July 26 (UPI) -- Aon and Willis Towers Watson on Monday called off a $30 billion deal that, had it gone through, would have resulted in the world's largest insurance broker.
The move comes only weeks after the Department of Justice announced a lawsuit blocking the transaction.
Aon Plc said the deal was canceled on a mutual basis between the second and third largest insurance companies in the world.
Aon will forfeit a $1 billion termination fee as part of the cancelation, the two companies said in a joint press release.
In the announcement, Aon CEO Greg Case said the termination followed the end of litigation between the two firms with the Justice Department.
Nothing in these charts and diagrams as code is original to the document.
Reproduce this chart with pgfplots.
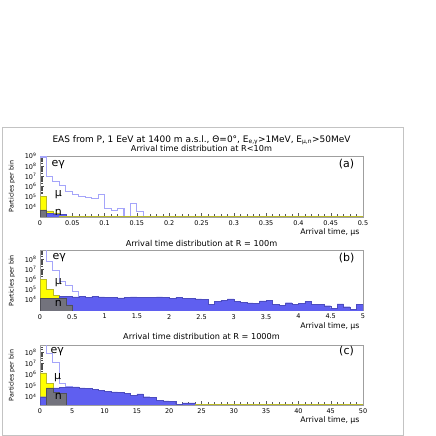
\documentclass[border=0pt]{standalone}
\usepackage{fontspec}
\setmainfont{DejaVu Sans}
\usepackage{pgfplots}
\pgfplotsset{compat=1.18}

\definecolor{egam}{RGB}{165,165,250}
\definecolor{nblue}{RGB}{95,95,240}
\definecolor{ngray}{RGB}{115,115,125}
\definecolor{muyel}{RGB}{255,255,0}
\definecolor{muline}{RGB}{185,185,40}
\definecolor{framegray}{RGB}{195,195,195}

\newcommand\mtk[1]{2e#1,3e#1,4e#1,5e#1,6e#1,7e#1,8e#1,9e#1}
\edef\minorA{\mtk3,\mtk4,\mtk5,\mtk6,\mtk7,\mtk8}
\edef\minorB{8e2,9e2,\mtk3,\mtk4,\mtk5,\mtk6,\mtk7,2e8,3e8,4e8,5e8,6e8}
\edef\minorC{2e3,3e3,4e3,5e3,6e3,7e3,8e3,9e3,\mtk4,\mtk5,\mtk6,\mtk7,2e8,3e8}

\tikzset{
  lab/.style={font=\fontsize{11}{12}\selectfont, anchor=west},
  plab/.style={font=\fontsize{11}{12}\selectfont},
}
\pgfplotsset{
  eas/.style={
    scale only axis, width=323bp,
    axis line style={draw=gray!75},
    tick align=inside, xtick pos=bottom, ytick pos=left,
    major tick length=4bp, minor tick length=3bp,
    tick style={gray!70!black, line width=0.4pt},
    ytick style={gray!60!black, line width=0.6pt},
    tick label style={font=\fontsize{6.5}{7}\selectfont},
    scaled x ticks=false,
    xticklabel={\pgfmathprintnumber[fixed, precision=2, assume math mode=true]{\tick}},
    minor x tick num=4,
    xlabel={Arrival time, μs},
    ylabel={Particles per bin},
    every axis x label/.style={at={(axis description cs:1,0)}, anchor=base east,
      yshift=-17.5bp, font=\fontsize{7.8}{9}\selectfont},
    every axis y label/.style={at={(axis description cs:-0.087,0.5)}, rotate=90,
      anchor=center, font=\fontsize{6.4}{7}\selectfont},
  },
  egline/.style={const plot mark left, draw=egam, line width=1.1bp},
  muhist/.style={const plot mark left, fill=muyel, draw=muline, line width=0.6bp},
  bhist/.style={const plot mark left, fill=nblue, draw=nblue!80!black, line width=0.3bp},
  nhist/.style={const plot mark left, fill=ngray, draw=ngray!70!black, line width=0.3bp},
}

\begin{document}
\begin{tikzpicture}
\path (0,0) rectangle (436bp,436bp);
\draw[framegray, line width=0.8bp] (2bp,1bp) rectangle (403bp,309bp);

\node[anchor=base, font=\fontsize{9}{10}\selectfont] at (201.5bp,293.7bp)
  {EAS from P, 1 EeV at 1400 m a.s.l., Θ=0°, E\textsubscript{e,γ}>1MeV, E\textsubscript{μ,n}>50MeV};
\node[anchor=base, font=\fontsize{8.2}{9}\selectfont] at (201.5bp,284.3bp)
  {Arrival time distribution at R<10m};
\node[anchor=base, font=\fontsize{8.2}{9}\selectfont] at (201.5bp,189.3bp)
  {Arrival time distribution at R = 100m};
\node[anchor=base, font=\fontsize{8.2}{9}\selectfont] at (201.5bp,96.5bp)
  {Arrival time distribution at R = 1000m};

% ---------------- (a) R<10m
\begin{axis}[eas, ymode=log, at={(40bp,219bp)}, anchor=south west, height=61bp,
  xmin=0, xmax=0.5, ymin=1e3, ymax=1e9,
  xtick={0,0.05,0.1,0.15,0.2,0.25,0.3,0.35,0.4,0.45,0.5},
  ytick={1e4,1e5,1e6,1e7,1e8,1e9},
  yticklabels={10\textsuperscript{4},10\textsuperscript{5},10\textsuperscript{6},10\textsuperscript{7},10\textsuperscript{8},10\textsuperscript{9}},
  minor ytick/.expanded={\minorA}]
\addplot[egline] coordinates {
  (0,8e8) (0.01,1e7) (0.02,3.2e6) (0.03,1.26e6) (0.04,3.5e5) (0.05,1.8e5)
  (0.06,1.1e5) (0.07,9e4) (0.08,6.3e4) (0.09,1.5e5) (0.10,6.8e3) (0.11,4.5e3)
  (0.12,6.8e3) (0.13,10) (0.14,2e4) (0.15,3.2e3) (0.16,10) };
\addplot[muhist] coordinates {(0,1.1e5) (0.01,4e3) (0.02,2.5e3) (0.03,2.5e3)} \closedcycle;
\addplot[bhist] coordinates {(0,2e3) (0.01,2.2e3) (0.02,2e3) (0.03,1.8e3) (0.04,1.8e3)} \closedcycle;
\addplot[nhist] coordinates {(0,5e3) (0.01,5e3)} \closedcycle;
\addplot[muline, line width=0.8bp] coordinates {(0.03,1.05e3) (0.5,1.05e3)};
\node[lab] at (axis description cs:0.025,0.86) {eγ};
\node[lab] at (axis description cs:0.035,0.36) {μ};
\node[lab] at (axis description cs:0.035,0.08) {n};
\node[plab] at (axis description cs:0.949,0.86) {(a)};
\end{axis}

% ---------------- (b) R = 100m
\begin{axis}[eas, ymode=log, at={(40bp,125.3bp)}, anchor=south west, height=60bp,
  xmin=0, xmax=5, ymin=8e2, ymax=7e8,
  xtick={0,0.5,1,1.5,2,2.5,3,3.5,4,4.5,5},
  ytick={1e4,1e5,1e6,1e7,1e8},
  yticklabels={10\textsuperscript{4},10\textsuperscript{5},10\textsuperscript{6},10\textsuperscript{7},10\textsuperscript{8}},
  minor ytick/.expanded={\minorB}]
\addplot[egline] coordinates {
  (0,1e9) (0.1,6.3e7) (0.2,7e6) (0.3,6.3e5) (0.4,2.5e5) (0.5,6.3e4) (0.6,1.2e4) (0.7,10) };
\addplot[muhist] coordinates {(0,1.1e6) (0.1,1e5) (0.2,2.7e4) (0.3,2.7e4)} \closedcycle;
\addplot[bhist] coordinates {
  (0,1.2e4) (0.1,1.2e4) (0.2,1.2e4) (0.3,2.0e4) (0.4,2.1e4) (0.5,1.9e4) (0.6,2.0e4)
  (0.7,1.8e4) (0.8,2.0e4) (0.9,1.85e4) (1.0,1.66e4) (1.1,1.78e4) (1.2,1.51e4)
  (1.3,1.58e4) (1.4,1.9e4) (1.5,1.78e4) (1.6,1.66e4) (1.7,1.58e4) (1.8,1.82e4)
  (1.9,1.58e4) (2.0,1.41e4) (2.1,1.58e4) (2.2,1.26e4) (2.3,1.41e4) (2.4,1.17e4)
  (2.5,1.12e4) (2.6,3.5e3) (2.7,6.3e3) (2.8,8.9e3) (2.9,1.17e4) (3.0,6.3e3)
  (3.1,5.2e3) (3.2,4.8e3) (3.3,4.5e3) (3.4,7.4e3) (3.5,8.9e3) (3.6,3.2e3)
  (3.7,2.7e3) (3.8,5.0e3) (3.9,3.2e3) (4.0,4.5e3) (4.1,6.3e3) (4.2,3.5e3)
  (4.3,3.5e3) (4.4,2.5e3) (4.5,1.4e3) (4.6,3.7e3) (4.7,2.0e3) (4.8,1.1e3)
  (4.9,3.2e3) (5.0,3.2e3) } \closedcycle;
\addplot[nhist] coordinates {(0,1.4e4) (0.1,1.4e4) (0.2,1.35e4) (0.3,1.3e4) (0.4,3e3) (0.5,3e3)} \closedcycle;
\node[lab] at (axis description cs:0.028,0.88) {eγ};
\node[lab] at (axis description cs:0.035,0.46) {μ};
\node[lab] at (axis description cs:0.035,0.12) {n};
\node[plab] at (axis description cs:0.949,0.88) {(b)};
\end{axis}

% ---------------- (c) R = 1000m
\begin{axis}[eas, ymode=log, at={(40bp,31bp)}, anchor=south west, height=59.3bp,
  xmin=0, xmax=50, ymin=1.8e3, ymax=4e8,
  xtick={0,5,10,15,20,25,30,35,40,45,50},
  ytick={1e4,1e5,1e6,1e7,1e8},
  yticklabels={10\textsuperscript{4},10\textsuperscript{5},10\textsuperscript{6},10\textsuperscript{7},10\textsuperscript{8}},
  minor ytick/.expanded={\minorC}]
\addplot[egline] coordinates {
  (0,1e9) (1,7.9e7) (2,1.15e7) (3,1.6e5) (4,8e4) (5,10) };
\addplot[muhist] coordinates {(0,1.4e6) (1,1.6e5) (2,1.6e5)} \closedcycle;
\addplot[bhist] coordinates {
  (0,1e4) (1,2.5e4) (2,6.3e4) (3,7e4) (4,7.9e4) (5,7.9e4) (6,6.3e4) (7,5.6e4)
  (8,4.5e4) (9,4e4) (10,3.2e4) (11,2.8e4) (12,2.6e4) (13,2e4) (14,1.26e4)
  (15,1.8e4) (16,1e4) (17,8.9e3) (18,4.5e3) (19,4.2e3) (20,4e3) (21,2.0e3)
  (22,2.8e3) (23,2.8e3) (24,2.8e3) } \closedcycle;
\addplot[nhist] coordinates {(1,6.3e4) (2,2.5e4) (3,2e4) (4,2e4)} \closedcycle;
\addplot[muline, line width=0.8bp] coordinates {(24,1.9e3) (50,1.9e3)};
\node[lab] at (axis description cs:0.022,0.9) {eγ};
\node[lab] at (axis description cs:0.033,0.46) {μ};
\node[lab] at (axis description cs:0.035,0.15) {n};
\node[plab] at (axis description cs:0.949,0.91) {(c)};
\end{axis}
\end{tikzpicture}
\end{document}
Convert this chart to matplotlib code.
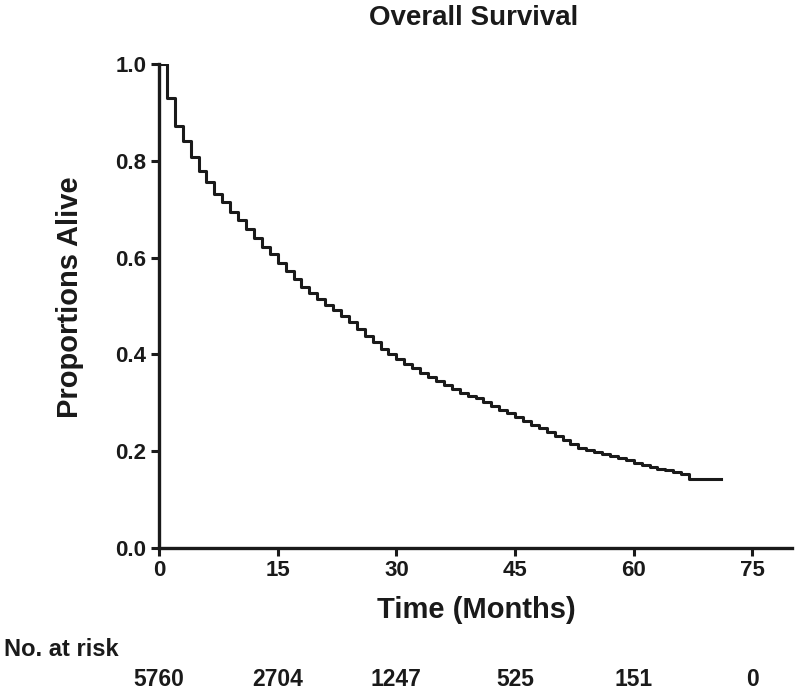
import numpy as np
import matplotlib
matplotlib.use('Agg')
import matplotlib.pyplot as plt
import matplotlib.transforms as mtransforms

plt.rcParams['font.family'] = ['Liberation Sans', 'DejaVu Sans']
plt.rcParams['font.weight'] = 'bold'

# Kaplan-Meier estimate (month, proportion alive)
months = [0, 1, 2, 3, 4, 5, 6, 7, 8, 9, 10, 11, 12, 13, 14, 15, 16, 17, 18, 19,
          20, 21, 22, 23, 24, 25, 26, 27, 28, 29, 30, 31, 32, 33, 34, 35, 36, 37,
          38, 39, 40, 41, 42, 43, 44, 45, 46, 47, 48, 49, 50, 51, 52, 53, 54, 55,
          56, 57, 58, 59, 60, 61, 62, 63, 64, 65, 66, 67, 71]
surv = [1.000, 0.930, 0.872, 0.841, 0.808, 0.778, 0.756, 0.732, 0.715, 0.694,
        0.677, 0.660, 0.641, 0.622, 0.607, 0.589, 0.573, 0.556, 0.539, 0.527,
        0.515, 0.503, 0.491, 0.479, 0.466, 0.452, 0.439, 0.425, 0.412, 0.401,
        0.391, 0.381, 0.371, 0.362, 0.353, 0.345, 0.337, 0.329, 0.321, 0.314,
        0.309, 0.301, 0.293, 0.286, 0.278, 0.270, 0.262, 0.254, 0.247, 0.240,
        0.232, 0.223, 0.215, 0.207, 0.203, 0.199, 0.195, 0.190, 0.186, 0.181,
        0.176, 0.172, 0.168, 0.164, 0.161, 0.157, 0.153, 0.143, 0.143]

risk_times = [0, 15, 30, 45, 60, 75]
risk_counts = ['5760', '2704', '1247', '525', '151', '0']

ink = '#1a1a1a'

fig = plt.figure(figsize=(7.97, 6.95), dpi=100)
ax = fig.add_axes([159/797, 1 - 548/695, (792-159)/797, (548-64)/695])

ax.step(months, surv, where='post', color=ink, lw=2.2)

ax.set_xlim(0, 80)
ax.set_ylim(0, 1.0)
ax.set_xticks([0, 15, 30, 45, 60, 75])
ax.set_yticks([0.0, 0.2, 0.4, 0.6, 0.8, 1.0])
ax.set_yticklabels(['0.0', '0.2', '0.4', '0.6', '0.8', '1.0'])
for s in ['top', 'right']:
    ax.spines[s].set_visible(False)
for s in ['left', 'bottom']:
    ax.spines[s].set_linewidth(2.4)
    ax.spines[s].set_color(ink)
ax.tick_params(direction='out', length=6, width=2.2, color=ink,
               labelsize=16, labelcolor=ink, pad=3)
for lab in ax.get_xticklabels() + ax.get_yticklabels():
    lab.set_fontweight('bold')

fig.text(70/797, 1 - 297/695, 'Proportions Alive', rotation=90, ha='center', va='center',
         fontsize=21, fontweight='bold', color=ink)
fig.text(476/797, 1 - 610/695, 'Time (Months)', ha='center', va='center',
         fontsize=21, fontweight='bold', color=ink)
fig.text(474/797, 1 - 18/695, 'Overall Survival', ha='center', va='center',
         fontsize=20, fontweight='bold', color=ink)
fig.text(4/797, 1 - 650/695, 'No. at risk', ha='left', va='center',
         fontsize=17, fontweight='bold', color=ink)

trans = mtransforms.blended_transform_factory(ax.transData, fig.transFigure)
for t, c in zip(risk_times, risk_counts):
    ax.text(t, 1 - 680/695, c, transform=trans, ha='center', va='center',
            fontsize=16.5, fontweight='bold', color=ink, clip_on=False)

fig.savefig('out.png', dpi=100)
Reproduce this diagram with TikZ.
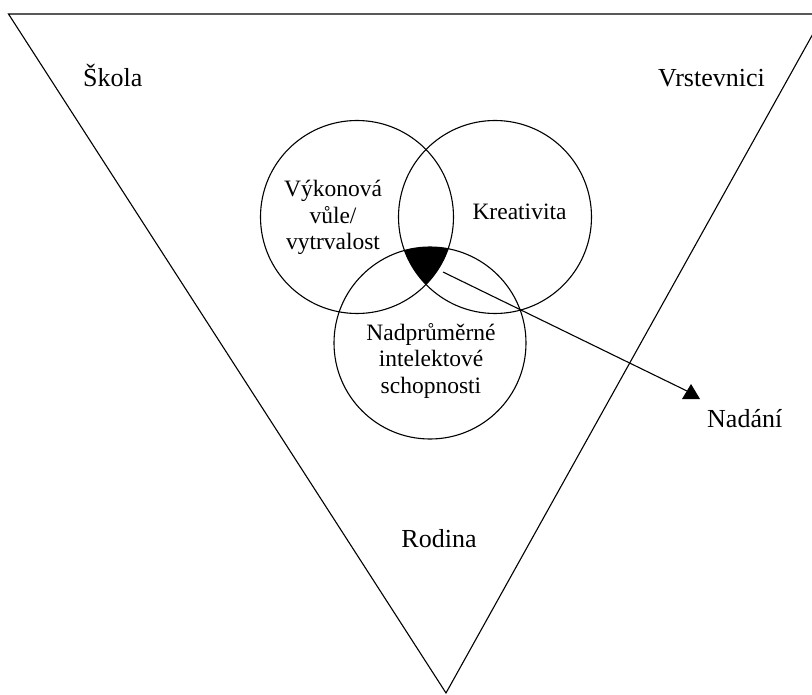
\documentclass[tikz,border=0pt]{standalone}
\usepackage{fontspec}
\setmainfont{Liberation Serif}
\begin{document}
\begin{tikzpicture}[x=1pt,y=-1pt,
  outline/.style={draw=black,line width=1.1pt},
  ring/.style={circle,draw=black,line width=1.1pt,inner sep=0pt},
  biglabel/.style={font=\fontsize{26}{31}\selectfont,inner sep=0pt},
  ringtext/.style={font=\fontsize{23.5}{26.5}\selectfont,inner sep=0pt,align=center}]
\useasboundingbox (0,0) rectangle (812,695);
\fill[white] (0,0) rectangle (812,695);
\begin{scope}
\clip (0,0) rectangle (812,695);
\coordinate (tl) at (8.5,14);
\coordinate (tr) at (824,14);
\coordinate (apex) at (446,693);
\draw[outline,line join=miter] (tl) -- (tr) -- (apex) -- cycle;
\end{scope}
% circles
\node[ring,minimum size=193pt] (will) at (357,217) {};
\node[ring,minimum size=193pt] (creat) at (495,217) {};
\node[ring,minimum size=192pt] (intel) at (430,343) {};
% triple intersection
\begin{scope}
\clip (357,217) circle (96.5);
\clip (495,217) circle (96.5);
\fill[black] (430,343) circle (96);
\end{scope}
% texts (base = baseline of last line)
\node[ringtext,anchor=base] (willtxt) at (333,250) {Výkonová\\vůle/\\vytrvalost};
\node[ringtext,anchor=base] (creattxt) at (519.5,220) {Kreativita};
\node[ringtext,anchor=base] (inteltxt) at (431,393) {Nadprůměrné\\intelektové\\schopnosti};
\node[biglabel,anchor=base west] (skola) at (83,87) {Škola};
\node[biglabel,anchor=base east] (vrst) at (765,87) {Vrstevnici};
\node[biglabel,anchor=base west] (nadani) at (707,427) {Nadání};
\node[biglabel,anchor=base] (rodina) at (439,547) {Rodina};
% arrow
\coordinate (core) at (443,272);
\coordinate (tip) at (687,391);
\draw[line width=1.1pt] (core) -- (tip);
\fill[black] (691,384) -- ++(-9,15) -- ++(18,0) -- cycle;
\end{tikzpicture}
\end{document}
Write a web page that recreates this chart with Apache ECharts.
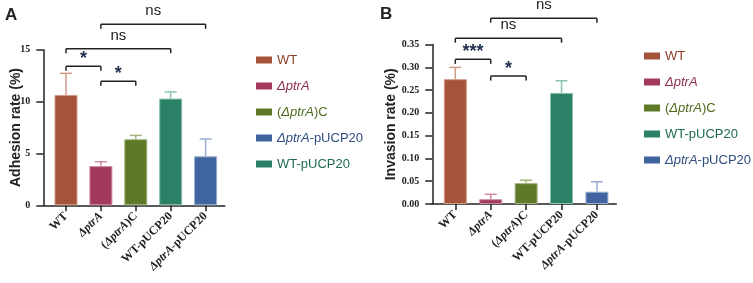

"Despite regulatory momentum around the world, including the recent approval of our combination by the European Commission, we reached an impasse with the U.S. Department of Justice," Case said. "The DOJ position overlooks that our complementary businesses operate across broad, competitive areas of the economy. We are confident that the combination would have accelerated our shared ability to innovate on behalf of clients, but the inability to secure an expedited resolution of the litigation brought us to this point."
The Department of Justice sued the pair in June, arguing the deal was anticompetitive.
The Biden administration has vowed to penalize such behavior.
Willis Towers Watson CEO John Haley said the company "deeply respect[s] all the Aon colleagues we got to know through this process."
"Our team's resilience and commitment are a source of pride and confidence. They have continued to bring to life Willis Towers Watson's compelling value proposition to better serve our clients in the areas of people, risk and capital."